The Securities and Exchange Board of India (Sebi) is deliberating on ways to grant promoters a say in the price offered to shareholders of companies headed for delisting.
Until now, shareholders have more heft in deciding the price at which shares should be tendered. But, promoters may now be given an option to provide a counter offer, and quote a price that may be lower than the price discovered during the delisting process, said sources in the know. This is one of the two proposals discussed by the Sebi-appointed Primary Market Advisory Committee a few days ago.
A delisting announcement often leads to a rally in the stock prices of companies. According to experts, delisting happens at a 30-40 per cent premium to the current market price of the firm. So, after a delisting is announced, investors buy stocks mainly on hopes that the stock price will surge.
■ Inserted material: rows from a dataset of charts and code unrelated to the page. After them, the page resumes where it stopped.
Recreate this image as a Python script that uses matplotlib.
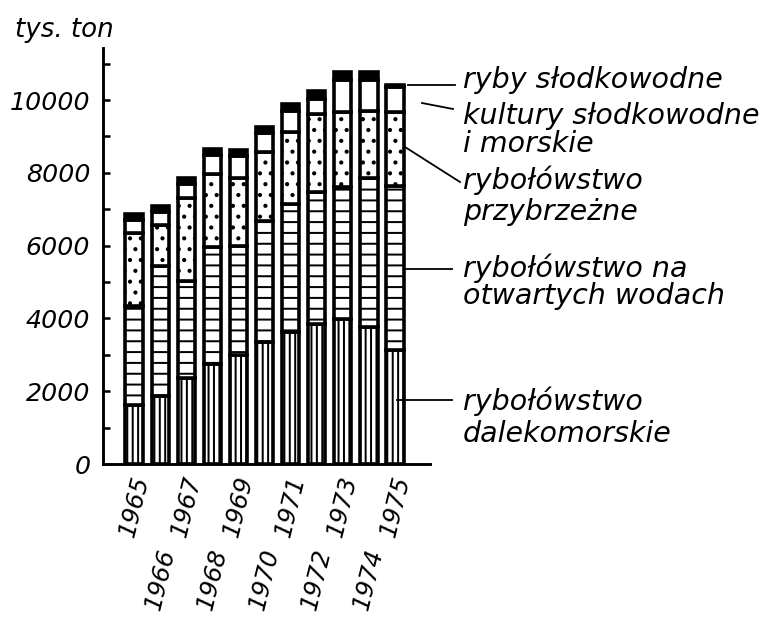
import matplotlib
matplotlib.use('Agg')
import matplotlib.pyplot as plt
import numpy as np

plt.rcParams['font.family'] = ['DejaVu Sans']
plt.rcParams['hatch.linewidth'] = 1.1

years = ['1965', '1966', '1967', '1968', '1969', '1970', '1971', '1972', '1973', '1974', '1975']
dalekomorskie = [1620, 1870, 2350, 2760, 2990, 3350, 3620, 3850, 3990, 3760, 3120]
otwarte_wody = [2710, 3580, 2690, 3190, 3010, 3330, 3520, 3610, 3610, 4110, 4520]
przybrzezne = [2030, 1120, 2260, 2010, 1870, 1900, 1980, 2150, 2070, 1830, 2040]
kultury = [340, 360, 400, 520, 580, 510, 590, 430, 880, 850, 680]
ryby_slodkowodne = [170, 170, 170, 170, 170, 170, 170, 220, 220, 220, 60]

series = [
    (dalekomorskie, 'white', '||||'),
    (otwarte_wody, 'white', '--'),
    (przybrzezne, 'white', '..'),
    (kultury, 'white', None),
    (ryby_slodkowodne, 'black', None),
]

DPI = 130
fig = plt.figure(figsize=(779 / DPI, 618 / DPI), dpi=DPI)
fig.patch.set_facecolor('white')
ax = fig.add_axes([103 / 779, (618 - 464) / 618, (430 - 103) / 779, (464 - 48) / 618])

x = np.arange(len(years))
bottom = np.zeros(len(years))
for vals, fc, hatch in series:
    ax.bar(x, vals, width=0.66, bottom=bottom, color=fc, edgecolor='black',
           linewidth=2.0, hatch=hatch, zorder=2)
    bottom += np.array(vals)

ax.set_xlim(-1.19, 11.34)
ax.set_ylim(0, 11430)

for s in ['top', 'right']:
    ax.spines[s].set_visible(False)
for s in ['left', 'bottom']:
    ax.spines[s].set_linewidth(1.6)

ax.set_yticks([0, 2000, 4000, 6000, 8000, 10000])
ax.set_yticks([1000, 3000, 5000, 7000, 9000, 11000], minor=True)
ax.tick_params(axis='y', which='both', direction='in', length=4, width=1.4)
ax.tick_params(axis='y', which='major', labelsize=14, pad=7)
for lab in ax.get_yticklabels():
    lab.set_style('italic')
ax.set_xticks([])

# staggered year labels
for i, yr in enumerate(years):
    yy = -0.101 if i % 2 == 0 else -0.278
    ax.text(x[i], yy, yr, transform=ax.get_xaxis_transform(), rotation=76,
            ha='center', va='center', fontsize=13.5, style='italic', clip_on=False)

fig.text(15 / 779, 1 - 30 / 618, 'tys. ton', fontsize=14.5, style='italic',
         ha='left', va='center')

# legend texts
labels = [
    ('ryby słodkowodne', 80),
    ('kultury słodkowodne', 116),
    ('i morskie', 144),
    ('rybołówstwo', 180),
    ('przybrzeżne', 212),
    ('rybołówstwo na', 268),
    ('otwartych wodach', 296),
    ('rybołówstwo', 401),
    ('dalekomorskie', 434),
]
for txt, py in labels:
    fig.text(463 / 779, 1 - py / 618, txt, fontsize=15.8, style='italic',
             ha='left', va='center')

# leader lines (figure pixel coordinates)
leaders = [
    ((408, 85), (455, 85)),
    ((422, 103), (453, 109)),
    ((405, 147), (460, 182)),
    ((405, 269), (452, 269)),
    ((397, 400), (452, 400)),
]
for (x0, y0), (x1, y1) in leaders:
    fig.add_artist(plt.Line2D([x0 / 779, x1 / 779], [1 - y0 / 618, 1 - y1 / 618],
                              transform=fig.transFigure, color='black', lw=1.0))

fig.savefig('out.png', dpi=DPI)
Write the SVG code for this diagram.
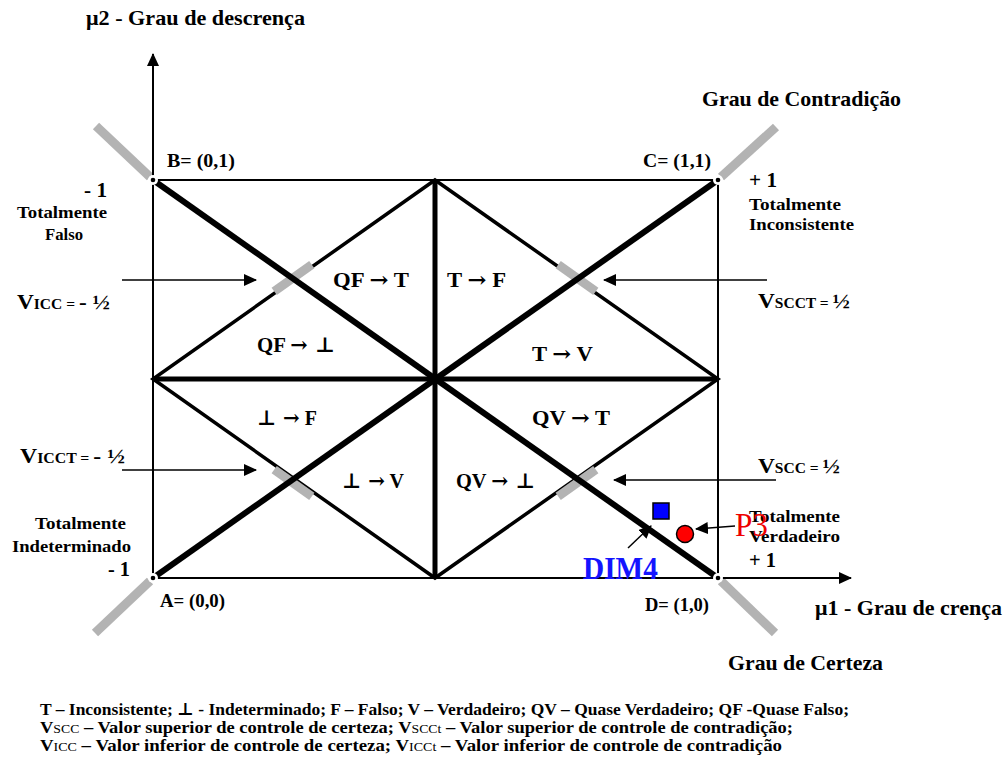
<svg xmlns="http://www.w3.org/2000/svg" width="1003" height="761" viewBox="0 0 1003 761">
<style>
text{font-family:"Liberation Serif","DejaVu Serif",serif;font-weight:bold;fill:#000}
.s15{font-size:17.5px}
.s16{font-size:18px}
.s17{font-size:21px}
.s18{font-size:21px}
.s20{font-size:21.5px}
.lg{font-size:17.5px}
.sm{font-size:14px}
.sym{font-family:"DejaVu Serif",serif}
.thin{stroke:#000;stroke-width:2;fill:none}
.diag{stroke:#000;stroke-width:6;fill:none}
.mid{stroke:#000;stroke-width:5;fill:none}
.edge{stroke:#000;stroke-width:3.5;fill:none;stroke-linejoin:miter}
.bar{stroke:#b3b3b3;stroke-width:9;fill:none}
.arr{stroke:#000;stroke-width:1.5;fill:none;marker-end:url(#ah)}
.axis{stroke:#000;stroke-width:2;fill:none;marker-end:url(#ah)}
.halo{fill:#fff}
.dot{fill:#000}
</style>
<defs>
<marker id="ah" markerUnits="userSpaceOnUse" markerWidth="13" markerHeight="12" refX="12" refY="6" orient="auto">
<path d="M0,0 L13,6 L0,12 z" fill="#000"/>
</marker>
</defs>

<g id="corner-bars">
<line class="bar" x1="150" y1="177" x2="96" y2="126"/>
<line class="bar" x1="721" y1="177" x2="776" y2="127"/>
<line class="bar" x1="150" y1="581" x2="95" y2="633"/>
<line class="bar" x1="721" y1="581" x2="775" y2="633"/>
</g>

<g id="axes">
<line class="axis" x1="153" y1="578" x2="153" y2="54"/>
<line class="axis" x1="153" y1="578" x2="851" y2="578"/>
</g>

<g id="frame">
<line class="thin" x1="153" y1="180" x2="718" y2="180"/>
<line class="thin" x1="718" y1="180" x2="718" y2="578"/>
</g>

<g id="lattice">
<polygon class="edge" points="435,180 718,379 435,578 153,379"/>
<line class="mid" x1="435" y1="180" x2="435" y2="578"/>
<line class="mid" x1="153" y1="379" x2="718" y2="379"/>
<line class="bar" x1="274.2" y1="291.3" x2="311.8" y2="264.7"/>
<line class="bar" x1="558.2" y1="264.7" x2="595.8" y2="291.3"/>
<line class="bar" x1="274.2" y1="469.7" x2="311.8" y2="496.3"/>
<line class="bar" x1="558.2" y1="496.3" x2="595.8" y2="469.7"/>
<line class="diag" x1="153" y1="180" x2="718" y2="578"/>
<line class="diag" x1="153" y1="578" x2="718" y2="180"/>
</g>

<g id="corner-points">
<circle class="halo" cx="153" cy="180" r="5"/><circle class="dot" cx="153" cy="180" r="2.3"/>
<circle class="halo" cx="718" cy="180" r="5"/><circle class="dot" cx="718" cy="180" r="2.3"/>
<circle class="halo" cx="153" cy="578" r="5"/><circle class="dot" cx="153" cy="578" r="2.3"/>
<circle class="halo" cx="718" cy="578" r="5"/><circle class="dot" cx="718" cy="578" r="2.3"/>
</g>

<g id="connectors">
<line class="arr" x1="122" y1="280" x2="256" y2="280"/>
<line class="arr" x1="122" y1="470" x2="256" y2="470"/>
<line class="arr" x1="767" y1="280" x2="604" y2="280"/>
<line class="arr" x1="776" y1="480" x2="614" y2="480"/>
<line class="arr" x1="735" y1="526" x2="696" y2="529"/>
<line class="arr" x1="628" y1="548" x2="651" y2="526"/>
</g>

<g id="axis-labels">
<text class="s20" x="86" y="25" textLength="219" lengthAdjust="spacingAndGlyphs">μ2 - Grau de descrença</text>
<text class="s20" x="815" y="615" textLength="187" lengthAdjust="spacingAndGlyphs">μ1 - Grau de crença</text>
<text class="s20" x="702" y="106" textLength="199" lengthAdjust="spacingAndGlyphs">Grau de Contradição</text>
<text class="s20" x="728" y="670" textLength="155" lengthAdjust="spacingAndGlyphs">Grau de Certeza</text>
</g>

<g id="corner-labels">
<text class="s16" x="167" y="167" textLength="68" lengthAdjust="spacingAndGlyphs">B= (0,1)</text>
<text class="s16" x="643" y="167" textLength="68" lengthAdjust="spacingAndGlyphs">C= (1,1)</text>
<text class="s16" x="160" y="607" textLength="65" lengthAdjust="spacingAndGlyphs">A= (0,0)</text>
<text class="s16" x="645" y="611" textLength="64" lengthAdjust="spacingAndGlyphs">D= (1,0)</text>
</g>

<g id="node-falso">
<text class="s17" x="84" y="197" textLength="23" lengthAdjust="spacingAndGlyphs">- 1</text>
<text class="s15" x="17" y="218" textLength="90" lengthAdjust="spacingAndGlyphs">Totalmente</text>
<text class="s15" x="45" y="240" textLength="38" lengthAdjust="spacingAndGlyphs">Falso</text>
</g>
<g id="node-inconsistente">
<text class="s17" x="749" y="187" textLength="28" lengthAdjust="spacingAndGlyphs">+ 1</text>
<text class="s15" x="749" y="210" textLength="92" lengthAdjust="spacingAndGlyphs">Totalmente</text>
<text class="s15" x="749" y="230" textLength="105" lengthAdjust="spacingAndGlyphs">Inconsistente</text>
</g>
<g id="node-indeterminado">
<text class="s15" x="35" y="529" textLength="91" lengthAdjust="spacingAndGlyphs">Totalmente</text>
<text class="s15" x="12" y="552" textLength="119" lengthAdjust="spacingAndGlyphs">Indeterminado</text>
<text class="s17" x="108" y="576" textLength="22" lengthAdjust="spacingAndGlyphs">- 1</text>
</g>
<g id="node-verdadeiro">
<text class="s15" x="749" y="522" textLength="91" lengthAdjust="spacingAndGlyphs">Totalmente</text>
<text class="s15" x="749" y="542" textLength="91" lengthAdjust="spacingAndGlyphs">Verdadeiro</text>
<text class="s17" x="749" y="567" textLength="27" lengthAdjust="spacingAndGlyphs">+ 1</text>
</g>

<g id="control-values">
<text class="s18" x="17" y="309" textLength="93" lengthAdjust="spacingAndGlyphs">V<tspan class="sm">ICC = </tspan>- ½</text>
<text class="s18" x="20" y="463" textLength="105" lengthAdjust="spacingAndGlyphs">V<tspan class="sm">ICCT = </tspan>- ½</text>
<text class="s18" x="758" y="308" textLength="92" lengthAdjust="spacingAndGlyphs">V<tspan class="sm">SCCT = </tspan>½</text>
<text class="s18" x="758" y="473" textLength="82" lengthAdjust="spacingAndGlyphs">V<tspan class="sm">SCC = </tspan>½</text>
</g>

<g id="regions">
<text class="s18" x="333" y="287" textLength="76" lengthAdjust="spacingAndGlyphs">QF <tspan class="sym">→</tspan> T</text>
<text class="s18" x="447" y="287" textLength="59" lengthAdjust="spacingAndGlyphs">T <tspan class="sym">→</tspan> F</text>
<text class="s18" x="257" y="352" textLength="78" lengthAdjust="spacingAndGlyphs">QF <tspan class="sym">→ ⊥</tspan></text>
<text class="s18" x="532" y="361" textLength="61" lengthAdjust="spacingAndGlyphs">T <tspan class="sym">→</tspan> V</text>
<text class="s18" x="257" y="425" textLength="60" lengthAdjust="spacingAndGlyphs"><tspan class="sym">⊥ →</tspan> F</text>
<text class="s18" x="532" y="425" textLength="78" lengthAdjust="spacingAndGlyphs">QV <tspan class="sym">→</tspan> T</text>
<text class="s18" x="342" y="488" textLength="62" lengthAdjust="spacingAndGlyphs"><tspan class="sym">⊥ →</tspan> V</text>
<text class="s18" x="456" y="488" textLength="79" lengthAdjust="spacingAndGlyphs">QV <tspan class="sym">→ ⊥</tspan></text>
</g>

<g id="dim4">
<rect x="653" y="503" width="16" height="16" fill="#0000ff" stroke="#000" stroke-width="1.5"/>
<text x="583" y="579" style="font-size:31px;fill:#1414ff" textLength="75" lengthAdjust="spacingAndGlyphs">DIM4</text>
</g>
<g id="p3">
<circle cx="685" cy="534" r="8.5" fill="#ff0000" stroke="#000" stroke-width="1.5"/>
<text x="735" y="536" style="font-size:34px;font-weight:normal;fill:#ee0000" textLength="33" lengthAdjust="spacingAndGlyphs">P3</text>
</g>

<g id="legend">
<text class="lg" x="40" y="715" textLength="809" lengthAdjust="spacingAndGlyphs">T – Inconsistente;  <tspan class="sym">⊥</tspan> - Indeterminado;  F – Falso;  V – Verdadeiro;  QV – Quase Verdadeiro;  QF -Quase Falso;</text>
<text class="lg" x="40" y="733" textLength="753" lengthAdjust="spacingAndGlyphs">V<tspan style="font-size:13px;font-weight:normal">SCC</tspan> – Valor superior de controle de certeza; V<tspan style="font-size:13px;font-weight:normal">SCCt</tspan> – Valor superior de controle de contradição;</text>
<text class="lg" x="40" y="751" textLength="742" lengthAdjust="spacingAndGlyphs">V<tspan style="font-size:13px;font-weight:normal">ICC</tspan> – Valor inferior de controle de certeza; V<tspan style="font-size:13px;font-weight:normal">ICCt</tspan> – Valor inferior de controle de contradição</text>
</g>
</svg>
Under the reverse book-building process, shareholders have an option to bid at a price higher than the floor price. The final price is one at which promoters' holding reaches the threshold of 90 per cent. There is no specific formula to arrive at a discovered price, and it often happens that a small group of shareholders come together and ask for a price that is significantly higher than the floor price.
"In the past, we saw many delisting offers could not reach the desired results because the final prices were high and not acceptable to the promoters. In such a scenario, allowing promoters to make a counter offer would be a welcome," said Anjali Aggarwal, partner & head, capital market services, Corporate Professionals Capital.
In the past three years, only 21 companies have tapped the market to voluntarily delist their shares, the Prime Database data reveals. Of these, 16 have successfully delisted, with Polaris Consulting & Services and Claris Lifesciences the two notable names delisting this year.
Several multinational players which wanted to delist their shares in 2012, backed off and opted for stake sales instead. AstraZeneca Pharma India, for instance, decided to reduce its promoter shareholding to 75 per cent in March 2013 to comply with the Sebi requirement of minimum public shareholding after unsuccessful attempts at delisting its shares from the bourses.
It is not yet clear what percentage of shareholders will be required to accept promoters' counter offer for the delisting to go through if the new proposals are accepted. According to sources, this number could be pegged at 75 per cent.
"There might be certain technical or procedural issues that may need to be ironed out. Also, it remains to be seen if the shareholders who had earlier not participated in the delisting offer get a chance to bid under the counter offer," said Aggarwal.
Voluntary delisting can occur if a promoter holding exceeds 90 per cent in the company or if a promoter buys at least 50 per cent of the remaining public shareholding - whichever is higher.
Sebi is also reportedly planning to set price bands for the delisting process to ensure the share price does not shoot well above the floor price.
What makes delisting difficult is the need to get the nod of two-thirds of shareholders through postal ballot, establishing an acceptable price through reverse book-building and increasing the holding to the required threshold.